Now, if there are Earth-sized planets out there, shouldn't their
presence have a pretty sizable effect on the orbits of bodies such
as Neptune and Pluto? How can there be such large planets with no
measurable effects until 2017 technology came along?
Short answer: It's not the mass, it's the distance that really matters.
Longer answer: I can't do all the math, but to cover some of the basics. The Discovery of Neptune is the famous example based on unexplained orbital inconsistencies. Uranus' orbit wasn't following Newton's laws and the simplest explanation was that there was another undiscovered planet.
When you say an Earth sized planet, Earth is about 1/17th the mass of Neptune, so an Earth "Mass" planet in Neptune's orbit would have had 1/17th the effect on Uranus' orbit. That might have been too small to notice. I don't want to guarantee that, but it's entirely possible that 1/17th the effect would have gone unnoticed for some time.
Uranus and Neptune's closest pass is about 10 AU from each other. For comparisons sake, Uranus and Pluto's closest pass is about 11 AU from each other. Planet 9 is currently about 20 times the distance from the Sun as Neptune. That puts it (ballpark) about 600 AU from Neptune currently and in this case, closest pass doesn't matter because it's effectively been in about the same part of the sky since Uranus has been observed.
Using the inverse square rule, at some 60 times the distance, that's 1/3,600 times the gravitational effect, and if we give it a mass of about 1/2 the mass of Neptune, that's about 1/7,200th the effect. That's teeny-tiny. In fact, it's not much greater than the gravitational effect that Pluto has on Uranus at closest pass (fun sidebar — Pluto gets closer to Uranus than it gets to Neptune - if this source is right).
And, it's even worse than that because it's not the gravitational pull but the tidal force that should be considered. Any tug that the theoretical Planet 9 gives to Neptune, it gives a similar tug to the entire inner solar system. If an object tugs on everything mostly equally, the observed effect is very small. It's the variation in tug on the outer planets to the inner panets that should be considered, and that's essentially the tidal force, where the 3rd power rule comes into play. That makes any gravitational perturbations a distant 9th planet would have on the inner planets, essentially negligable. Lower than a number of large Kuiper belt objects and that would be basically undetectable even with today's instruments. There's too much gravitational "noise" to detect something that small.

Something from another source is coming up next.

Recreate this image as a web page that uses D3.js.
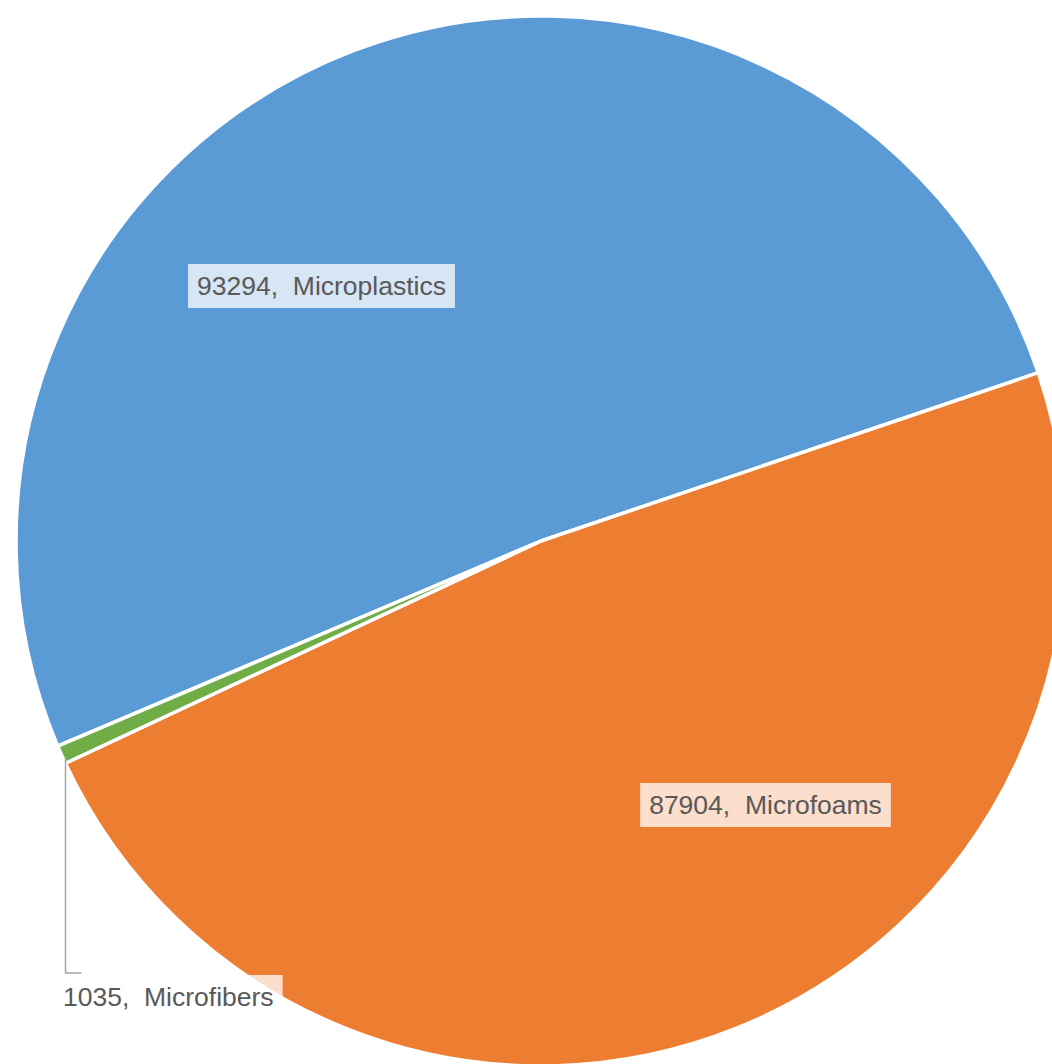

So, basically Pulchritude's answer — the vast distance is the problem. Any orbital perturbation from Planet 9 on the outer planets, Uranus and Neptune for even a large object at that distance is smaller than the effect from Pluto. It might have 5,000 times Pluto's mass, but at 60 times the distance, the tidal force at 60 times the distance is about 200,000 times less. (It's about 20 Neptune distances from the sun, but orbital perturbations are most noticeable at closest pass, and Neptune and Uranus pass within about 10 AU from each other), so that's where the 60 times more distant comes into play.
As Planet 9 moves closer to its perihelion it should become more detectable by orbital wobbles but even at closest pass it's too far for the perturbations to be significant. And it's likely to be discovered (assuming it exists), long before it reaches perihelion.